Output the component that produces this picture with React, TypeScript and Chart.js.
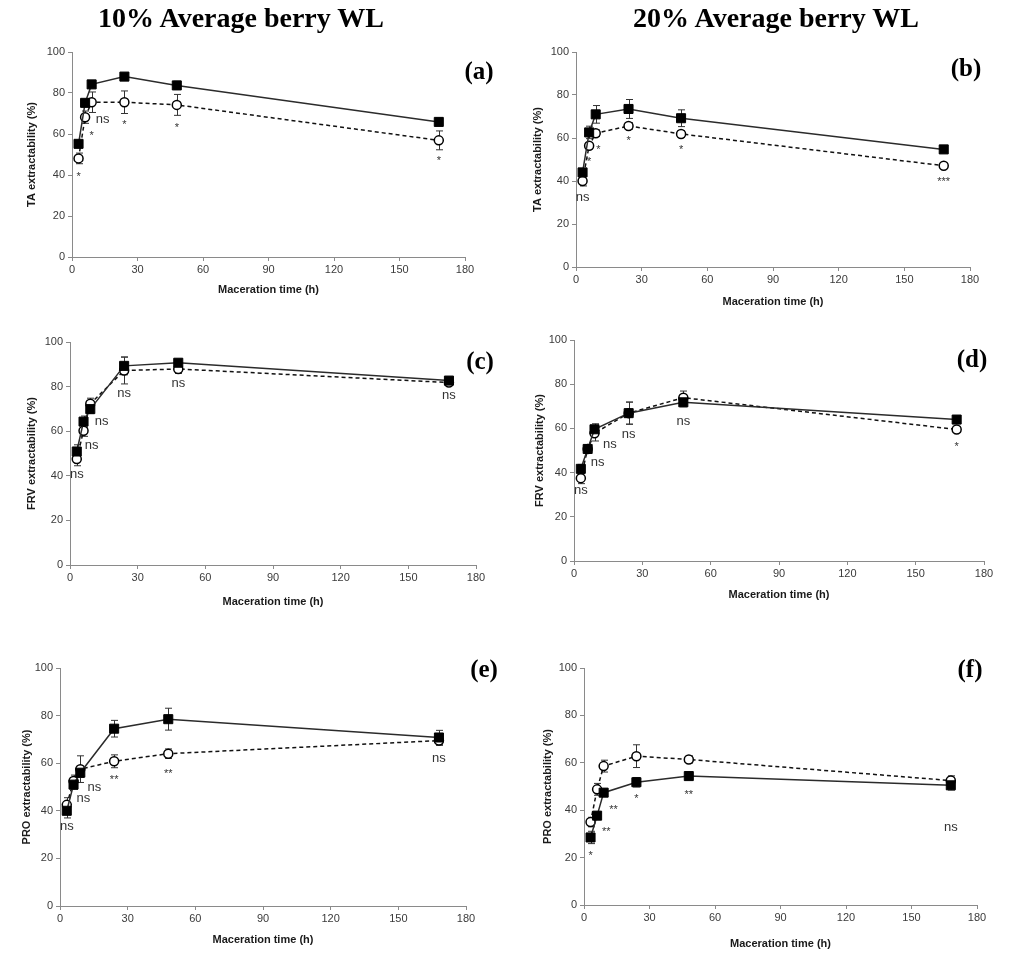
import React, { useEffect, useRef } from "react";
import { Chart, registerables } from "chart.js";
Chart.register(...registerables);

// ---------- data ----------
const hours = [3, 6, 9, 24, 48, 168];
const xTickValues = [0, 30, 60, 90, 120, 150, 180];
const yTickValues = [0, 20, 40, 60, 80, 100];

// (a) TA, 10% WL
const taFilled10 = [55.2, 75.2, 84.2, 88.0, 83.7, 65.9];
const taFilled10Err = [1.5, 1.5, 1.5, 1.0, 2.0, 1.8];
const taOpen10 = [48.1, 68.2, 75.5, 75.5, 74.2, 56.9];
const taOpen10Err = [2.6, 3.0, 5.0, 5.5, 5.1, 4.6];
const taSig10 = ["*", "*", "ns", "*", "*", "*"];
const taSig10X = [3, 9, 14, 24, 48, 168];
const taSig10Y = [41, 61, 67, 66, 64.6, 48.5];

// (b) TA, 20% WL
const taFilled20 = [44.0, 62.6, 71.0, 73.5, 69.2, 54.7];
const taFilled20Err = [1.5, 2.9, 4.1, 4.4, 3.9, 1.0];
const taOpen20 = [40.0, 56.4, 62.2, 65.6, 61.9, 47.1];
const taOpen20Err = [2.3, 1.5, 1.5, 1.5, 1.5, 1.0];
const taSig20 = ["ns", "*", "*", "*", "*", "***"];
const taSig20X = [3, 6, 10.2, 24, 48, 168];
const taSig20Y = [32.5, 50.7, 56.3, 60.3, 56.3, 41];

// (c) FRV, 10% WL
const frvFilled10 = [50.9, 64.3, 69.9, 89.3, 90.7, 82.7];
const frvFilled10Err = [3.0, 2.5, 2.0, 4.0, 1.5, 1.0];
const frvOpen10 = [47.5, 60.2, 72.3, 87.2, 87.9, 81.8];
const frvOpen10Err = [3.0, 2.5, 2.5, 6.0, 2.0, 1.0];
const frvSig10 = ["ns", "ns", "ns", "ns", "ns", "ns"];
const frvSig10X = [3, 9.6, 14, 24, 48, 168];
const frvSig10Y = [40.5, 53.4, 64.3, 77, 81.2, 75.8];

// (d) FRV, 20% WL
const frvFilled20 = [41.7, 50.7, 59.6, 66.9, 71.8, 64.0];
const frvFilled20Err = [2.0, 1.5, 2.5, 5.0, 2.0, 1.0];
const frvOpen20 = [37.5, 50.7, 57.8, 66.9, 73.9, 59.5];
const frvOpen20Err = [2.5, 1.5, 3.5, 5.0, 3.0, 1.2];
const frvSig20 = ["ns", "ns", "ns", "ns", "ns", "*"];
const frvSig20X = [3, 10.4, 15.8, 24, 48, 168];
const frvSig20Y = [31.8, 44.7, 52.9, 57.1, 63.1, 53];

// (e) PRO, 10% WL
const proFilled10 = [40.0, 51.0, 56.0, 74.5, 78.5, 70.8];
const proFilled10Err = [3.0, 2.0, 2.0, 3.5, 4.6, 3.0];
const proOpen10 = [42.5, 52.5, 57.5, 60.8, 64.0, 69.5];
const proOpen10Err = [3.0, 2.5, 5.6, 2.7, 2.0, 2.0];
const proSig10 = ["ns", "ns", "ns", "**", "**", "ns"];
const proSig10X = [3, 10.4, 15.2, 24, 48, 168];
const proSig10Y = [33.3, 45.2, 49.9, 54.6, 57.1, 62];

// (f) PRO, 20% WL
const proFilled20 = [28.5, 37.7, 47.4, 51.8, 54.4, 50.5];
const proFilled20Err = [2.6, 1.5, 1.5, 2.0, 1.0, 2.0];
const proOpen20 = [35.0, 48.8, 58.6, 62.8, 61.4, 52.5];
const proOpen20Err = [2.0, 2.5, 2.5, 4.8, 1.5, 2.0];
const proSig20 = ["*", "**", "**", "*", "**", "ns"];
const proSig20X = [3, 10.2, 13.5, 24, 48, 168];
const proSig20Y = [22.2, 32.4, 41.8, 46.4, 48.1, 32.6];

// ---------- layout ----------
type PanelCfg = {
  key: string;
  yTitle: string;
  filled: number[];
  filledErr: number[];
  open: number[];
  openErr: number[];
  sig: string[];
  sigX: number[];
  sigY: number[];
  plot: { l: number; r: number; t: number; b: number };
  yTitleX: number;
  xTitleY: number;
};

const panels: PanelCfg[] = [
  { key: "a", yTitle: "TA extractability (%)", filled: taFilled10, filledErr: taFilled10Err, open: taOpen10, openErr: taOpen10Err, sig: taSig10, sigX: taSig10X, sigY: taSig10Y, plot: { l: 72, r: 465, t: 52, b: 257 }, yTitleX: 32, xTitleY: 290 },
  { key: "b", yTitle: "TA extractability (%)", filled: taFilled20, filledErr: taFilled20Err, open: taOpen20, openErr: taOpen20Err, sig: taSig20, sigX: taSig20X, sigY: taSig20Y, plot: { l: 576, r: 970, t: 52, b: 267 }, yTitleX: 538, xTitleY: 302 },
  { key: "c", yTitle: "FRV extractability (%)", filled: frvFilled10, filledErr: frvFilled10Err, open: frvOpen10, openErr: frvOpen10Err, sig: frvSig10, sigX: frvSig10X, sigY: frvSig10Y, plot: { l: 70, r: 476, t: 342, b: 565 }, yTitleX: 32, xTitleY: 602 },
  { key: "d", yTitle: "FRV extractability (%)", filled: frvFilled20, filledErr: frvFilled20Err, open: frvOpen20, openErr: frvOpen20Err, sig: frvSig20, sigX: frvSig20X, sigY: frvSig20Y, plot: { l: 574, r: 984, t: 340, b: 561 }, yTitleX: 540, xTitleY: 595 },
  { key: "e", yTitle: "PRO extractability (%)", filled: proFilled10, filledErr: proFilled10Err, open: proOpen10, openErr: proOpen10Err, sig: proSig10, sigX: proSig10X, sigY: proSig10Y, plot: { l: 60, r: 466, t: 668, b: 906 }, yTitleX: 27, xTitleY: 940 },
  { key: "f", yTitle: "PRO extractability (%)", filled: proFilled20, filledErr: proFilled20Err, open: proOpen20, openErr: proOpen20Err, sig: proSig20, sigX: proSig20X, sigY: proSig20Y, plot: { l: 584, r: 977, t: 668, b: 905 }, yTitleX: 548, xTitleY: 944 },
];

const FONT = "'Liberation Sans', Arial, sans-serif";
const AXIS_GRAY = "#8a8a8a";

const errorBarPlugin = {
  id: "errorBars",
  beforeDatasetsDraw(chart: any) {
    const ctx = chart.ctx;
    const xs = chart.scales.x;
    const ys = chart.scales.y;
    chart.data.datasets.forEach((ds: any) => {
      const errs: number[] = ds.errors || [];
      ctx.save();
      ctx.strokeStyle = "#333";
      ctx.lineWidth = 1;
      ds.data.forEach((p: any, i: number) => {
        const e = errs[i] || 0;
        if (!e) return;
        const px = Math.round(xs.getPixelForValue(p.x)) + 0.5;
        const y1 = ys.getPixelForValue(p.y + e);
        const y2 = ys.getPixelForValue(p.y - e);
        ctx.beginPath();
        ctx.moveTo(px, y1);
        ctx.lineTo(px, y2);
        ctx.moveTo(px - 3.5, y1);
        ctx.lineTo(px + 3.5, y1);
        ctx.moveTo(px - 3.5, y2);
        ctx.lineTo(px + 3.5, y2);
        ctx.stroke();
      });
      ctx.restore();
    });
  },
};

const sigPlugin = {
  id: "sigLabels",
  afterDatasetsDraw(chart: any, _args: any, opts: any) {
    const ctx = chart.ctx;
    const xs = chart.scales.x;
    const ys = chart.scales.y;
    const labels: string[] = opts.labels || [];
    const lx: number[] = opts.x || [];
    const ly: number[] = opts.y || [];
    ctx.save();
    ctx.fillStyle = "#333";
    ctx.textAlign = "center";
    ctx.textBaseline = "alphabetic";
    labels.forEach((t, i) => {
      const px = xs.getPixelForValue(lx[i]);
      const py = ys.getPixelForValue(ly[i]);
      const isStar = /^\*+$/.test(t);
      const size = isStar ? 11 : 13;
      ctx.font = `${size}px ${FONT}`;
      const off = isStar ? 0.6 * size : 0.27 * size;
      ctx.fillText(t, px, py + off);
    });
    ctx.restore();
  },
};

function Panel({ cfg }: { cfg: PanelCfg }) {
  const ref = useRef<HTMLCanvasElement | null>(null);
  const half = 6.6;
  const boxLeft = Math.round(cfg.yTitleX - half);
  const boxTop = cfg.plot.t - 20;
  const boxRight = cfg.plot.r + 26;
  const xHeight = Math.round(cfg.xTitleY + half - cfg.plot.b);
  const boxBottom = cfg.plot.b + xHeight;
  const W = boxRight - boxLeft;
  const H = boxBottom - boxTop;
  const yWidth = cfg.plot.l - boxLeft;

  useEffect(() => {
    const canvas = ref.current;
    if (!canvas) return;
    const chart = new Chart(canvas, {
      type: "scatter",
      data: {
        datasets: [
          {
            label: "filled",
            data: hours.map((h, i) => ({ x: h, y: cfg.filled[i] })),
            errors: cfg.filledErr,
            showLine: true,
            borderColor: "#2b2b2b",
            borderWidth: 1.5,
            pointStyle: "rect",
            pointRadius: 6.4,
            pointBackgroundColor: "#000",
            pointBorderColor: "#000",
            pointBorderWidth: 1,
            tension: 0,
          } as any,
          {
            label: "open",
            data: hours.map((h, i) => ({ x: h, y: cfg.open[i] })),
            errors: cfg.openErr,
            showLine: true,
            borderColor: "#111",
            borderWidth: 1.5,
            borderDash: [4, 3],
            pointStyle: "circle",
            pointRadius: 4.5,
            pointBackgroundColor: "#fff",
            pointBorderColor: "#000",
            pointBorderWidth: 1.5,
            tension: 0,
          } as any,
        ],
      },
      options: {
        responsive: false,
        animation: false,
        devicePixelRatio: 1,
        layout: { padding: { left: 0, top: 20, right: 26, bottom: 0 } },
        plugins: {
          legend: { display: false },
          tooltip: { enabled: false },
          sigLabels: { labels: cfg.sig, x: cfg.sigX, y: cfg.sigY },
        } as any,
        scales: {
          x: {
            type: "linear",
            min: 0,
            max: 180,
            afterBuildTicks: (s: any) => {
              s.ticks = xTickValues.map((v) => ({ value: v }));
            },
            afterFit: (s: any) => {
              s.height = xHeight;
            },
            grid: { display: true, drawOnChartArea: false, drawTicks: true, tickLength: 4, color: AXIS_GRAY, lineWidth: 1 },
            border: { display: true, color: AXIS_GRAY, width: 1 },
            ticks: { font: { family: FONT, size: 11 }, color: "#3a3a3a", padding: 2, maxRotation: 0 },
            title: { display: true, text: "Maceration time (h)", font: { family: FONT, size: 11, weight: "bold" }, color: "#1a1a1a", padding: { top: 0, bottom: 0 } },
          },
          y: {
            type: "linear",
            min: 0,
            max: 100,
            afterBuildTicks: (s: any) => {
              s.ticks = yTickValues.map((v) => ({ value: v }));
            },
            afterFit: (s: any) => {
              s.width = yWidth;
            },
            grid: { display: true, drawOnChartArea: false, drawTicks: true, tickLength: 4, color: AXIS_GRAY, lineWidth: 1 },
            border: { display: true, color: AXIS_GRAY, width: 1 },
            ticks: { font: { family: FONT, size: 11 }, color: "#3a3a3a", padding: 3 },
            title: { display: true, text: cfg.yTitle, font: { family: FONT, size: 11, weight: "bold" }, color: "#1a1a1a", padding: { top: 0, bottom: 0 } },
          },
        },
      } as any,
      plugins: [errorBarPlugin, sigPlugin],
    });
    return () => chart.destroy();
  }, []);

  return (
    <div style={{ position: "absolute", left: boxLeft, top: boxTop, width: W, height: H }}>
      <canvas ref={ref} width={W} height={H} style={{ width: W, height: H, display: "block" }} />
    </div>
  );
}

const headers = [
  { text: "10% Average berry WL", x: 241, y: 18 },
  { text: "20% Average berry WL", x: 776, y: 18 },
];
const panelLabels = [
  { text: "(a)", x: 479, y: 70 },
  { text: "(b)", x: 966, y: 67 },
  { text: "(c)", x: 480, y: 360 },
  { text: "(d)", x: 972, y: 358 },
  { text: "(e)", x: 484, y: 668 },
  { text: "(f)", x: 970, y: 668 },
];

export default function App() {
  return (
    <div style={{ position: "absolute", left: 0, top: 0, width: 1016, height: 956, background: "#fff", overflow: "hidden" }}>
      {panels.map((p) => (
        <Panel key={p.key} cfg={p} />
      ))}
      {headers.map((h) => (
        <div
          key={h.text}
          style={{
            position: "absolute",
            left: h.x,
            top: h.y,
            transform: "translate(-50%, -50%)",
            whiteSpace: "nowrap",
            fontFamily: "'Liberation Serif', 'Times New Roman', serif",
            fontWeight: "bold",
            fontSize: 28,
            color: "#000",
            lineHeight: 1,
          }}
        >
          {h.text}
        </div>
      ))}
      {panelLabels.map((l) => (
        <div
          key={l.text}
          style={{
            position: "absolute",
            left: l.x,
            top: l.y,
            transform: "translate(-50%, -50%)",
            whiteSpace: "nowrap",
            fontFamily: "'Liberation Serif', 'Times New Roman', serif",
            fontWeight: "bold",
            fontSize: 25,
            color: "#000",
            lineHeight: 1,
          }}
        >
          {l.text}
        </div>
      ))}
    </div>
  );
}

**What to do:**
Go through the listing above and return every line where the word "React" occurs.

**Exercise result:**
Output the component that produces this picture with React, TypeScript and Chart.js.
import React, { useEffect, useRef } from "react";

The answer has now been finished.